Outro desafio é criar novos parâmetros de financiamento, dos espetáculos às instituições (como os pontos de cultura), além de criar mecanismos de financiamento que dialoguem com o mercado e ajudem na formação de público, como o incentivo à gratuidade em espetáculos feitos com recursos públicos, vale-cultura, parceria com o setor educacional e outros. A política cultural precisa ainda – e não tem mostrado capacidade para isso – acompanhar as mudanças tecnológicas e políticas, que geraram novos processos e agentes. As bandeiras antigas do setor, sideradas pelo consumo, estão rotas, não servem mais. Por isso é até curioso ver velhos produtores falando tanto em desenvolver a indústria cultural, com a amnésia histórica que lança mão de um conceito frankfurtiano de forte potencial negativo (cultura produzida industrialmente, sem potencial inovador ou crítico) como sendo um horizonte desejável. Deus, o diabo e a Terra do Sol nos livrem da indústria cultural.

O exemplo de outros países pode servir para o debate sobre novos mecanismos. Outro caminho é ouvir a geração que vem fazendo arte de qualidade, democrática e consequente, com novos meios e estratégias de chegar ao público. Por fim, é preciso defender que a parceria não deve se limitar ao mercado ou aos ministérios da área econômica – o que é importantíssimo – mas também com o setor da educação. Quanto melhor a educação, mais abrangente a cultura. A Lei Rouanet já vai tarde. Que o Procultura seja uma transição a um novo tempo em que a arte seja mais importante que o marketing e o artista criador mais central que o captador.

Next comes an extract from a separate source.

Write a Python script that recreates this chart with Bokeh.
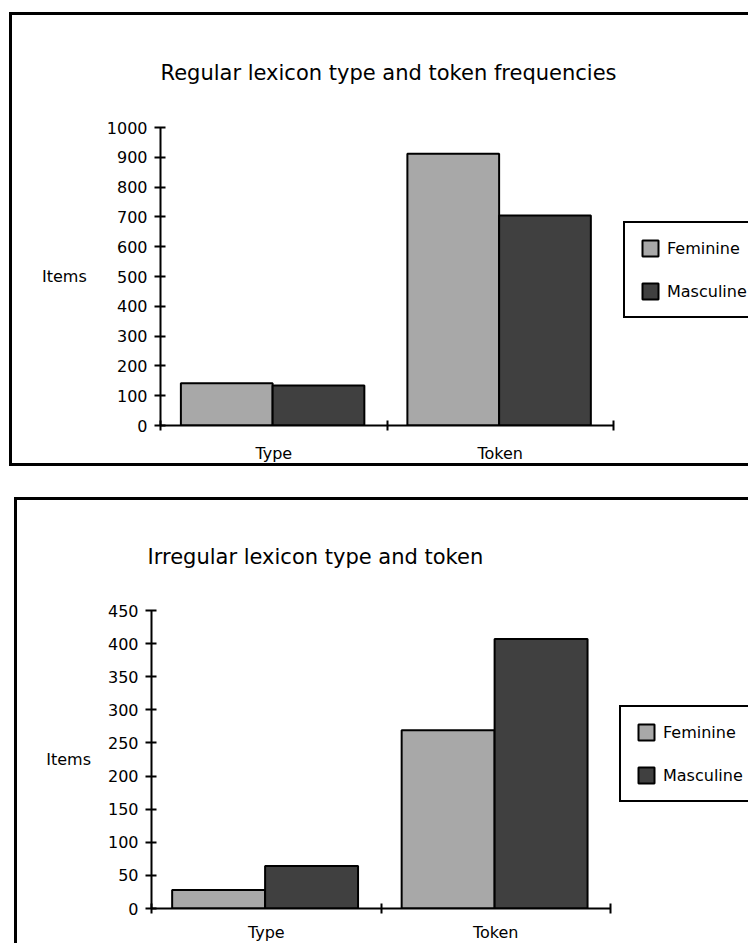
from bokeh.plotting import figure
from bokeh.models import ColumnDataSource, Range1d, FixedTicker, Legend, LegendItem
from bokeh.transform import dodge
from bokeh.embed import file_html
from bokeh.resources import INLINE

# ---------------- data ----------------
categories = ["Type", "Token"]
series_names = ["Feminine", "Masculine"]

regular_title = "Regular lexicon type and token frequencies"
regular_feminine = [142, 912]
regular_masculine = [134, 705]
regular_ticks = [0, 100, 200, 300, 400, 500, 600, 700, 800, 900, 1000]

irregular_title = "Irregular lexicon type and token"
irregular_feminine = [28, 269]
irregular_masculine = [64, 407]
irregular_ticks = [0, 50, 100, 150, 200, 250, 300, 350, 400, 450]

y_axis_label = "Items"

# ---------------- style ----------------
FONT = "DejaVu Sans"
FEM_COLOR = "#a8a8a8"
MASC_COLOR = "#404040"


def make_chart(title, fem, masc, ticks, css_w, css_h, borders, margin, frame,
               title_offset, title_standoff, ylab_standoff, xlab_standoff, legend_loc):
    # borders = (left, top, bottom) widths of the chart's outer frame (CSS)
    bl, bt, bb = borders
    canvas_w = css_w + bl          # the canvas takes the element's border box
    canvas_h = css_h + bt + bb
    # frame = (axis left, end of category axis, top, bottom) in canvas pixels
    f_left, f_right, f_top, f_bottom = frame
    n = len(categories)
    px_per_cat = (f_right - f_left) / n
    x_end = (canvas_w - f_left) / px_per_cat      # frame runs to the right edge
    p = figure(width=css_w, height=css_h, output_backend="svg", toolbar_location=None,
               x_range=Range1d(0, x_end), y_range=Range1d(0, ticks[-1]),
               min_border_left=f_left, min_border_right=0,
               min_border_top=f_top, min_border_bottom=canvas_h - f_bottom,
               title=title)
    p.outline_line_color = None
    p.grid.visible = False
    p.background_fill_color = "white"
    p.border_fill_color = "white"
    styles = {"box-sizing": "content-box", "margin": margin,
              "border-left": f"{bl}px solid black", "border-top": f"{bt}px solid black"}
    if bb:
        styles["border-bottom"] = f"{bb}px solid black"
    p.styles = styles

    # title
    p.title.text_font = FONT
    p.title.text_font_size = "21px"
    p.title.text_font_style = "normal"
    p.title.text_color = "black"
    p.title.align = "left"
    p.title.vertical_align = "bottom"
    p.title.offset = title_offset
    p.title.standoff = title_standoff

    # bars
    centers = [i + 0.495 for i in range(n)]
    src = ColumnDataSource(dict(x=centers, cat=categories, fem=fem, masc=masc))
    bw = 0.405
    r1 = p.vbar(x=dodge("x", -bw / 2), top="fem", width=bw, bottom=0, source=src,
                fill_color=FEM_COLOR, line_color="black", line_width=2)
    r2 = p.vbar(x=dodge("x", bw / 2), top="masc", width=bw, bottom=0, source=src,
                fill_color=MASC_COLOR, line_color="black", line_width=2)

    # y axis
    ya = p.yaxis[0]
    ya.ticker = FixedTicker(ticks=ticks)
    ya.axis_line_width = 2
    ya.major_tick_line_width = 2
    ya.major_tick_out = 6
    ya.major_tick_in = 5
    ya.minor_tick_line_color = None
    ya.major_label_standoff = 7
    ya.major_label_text_font = FONT
    ya.major_label_text_font_size = "16px"
    ya.major_label_text_color = "black"
    ya.axis_label = y_axis_label
    ya.axis_label_orientation = "horizontal"
    ya.axis_label_text_font = FONT
    ya.axis_label_text_font_size = "16px"
    ya.axis_label_text_font_style = "normal"
    ya.axis_label_text_color = "black"
    ya.axis_label_standoff = ylab_standoff

    # x axis: boundary ticks drawn as minor ticks, category labels at centres
    xa = p.xaxis[0]
    xa.bounds = (0, n)
    xa.ticker = FixedTicker(ticks=[i + 0.5 for i in range(n)],
                            minor_ticks=list(range(n + 1)))
    xa.major_label_overrides = {i + 0.5: c for i, c in enumerate(categories)}
    xa.axis_line_width = 2
    xa.major_tick_in = 0
    xa.major_tick_out = 0
    xa.major_tick_line_color = None
    xa.minor_tick_in = 5
    xa.minor_tick_out = 5
    xa.minor_tick_line_width = 2
    xa.minor_tick_line_color = "black"
    xa.major_label_standoff = xlab_standoff
    xa.major_label_text_font = FONT
    xa.major_label_text_font_size = "16px"
    xa.major_label_text_color = "black"

    # legend (inside the frame, which reaches the right edge)
    lg = Legend(items=[LegendItem(label=series_names[0], renderers=[r1]),
                       LegendItem(label=series_names[1], renderers=[r2])],
                location=legend_loc)
    lg.margin = 0
    lg.padding = 15
    lg.spacing = 23
    lg.glyph_width = 20
    lg.glyph_height = 20
    lg.label_height = 20
    lg.label_standoff = 7
    lg.label_text_font = FONT
    lg.label_text_font_size = "16px"
    lg.label_text_color = "black"
    lg.label_text_baseline = "hanging"
    lg.border_line_color = "black"
    lg.border_line_alpha = 1
    lg.border_line_width = 2
    lg.background_fill_color = "white"
    lg.background_fill_alpha = 1
    p.add_layout(lg, "center")
    return p


p1 = make_chart(regular_title, regular_feminine, regular_masculine, regular_ticks,
                css_w=736, css_h=448, borders=(3, 3, 3), margin="12px 0px 0px 9px",
                frame=(148, 601, 112, 410), title_offset=0, title_standoff=86,
                ylab_standoff=17, xlab_standoff=13, legend_loc=(463, 107))
p2 = make_chart(irregular_title, irregular_feminine, irregular_masculine, irregular_ticks,
                css_w=731, css_h=443, borders=(3, 3, 0), margin="31px 0px 0px 14px",
                frame=(134, 593, 110, 408), title_offset=-4, title_standoff=84,
                ylab_standoff=14, xlab_standoff=9, legend_loc=(468, 106))

open("out.html", "w").write(file_html([p1, p2], INLINE))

Cultura é questão de interesse público, e assim deve ser tratada. A única saída republicana e democrática é a criação de fundos públicos de financiamento que permitam uma transição que deixe no passado o modelo que criou uma casta de atravessadores, deseducou a sociedade e viciou o mercado. Com a colaboração desinformadora dos meios de comunicação, é bom reconhecer. A cultura sempre soube se reinventar. A hora é agora.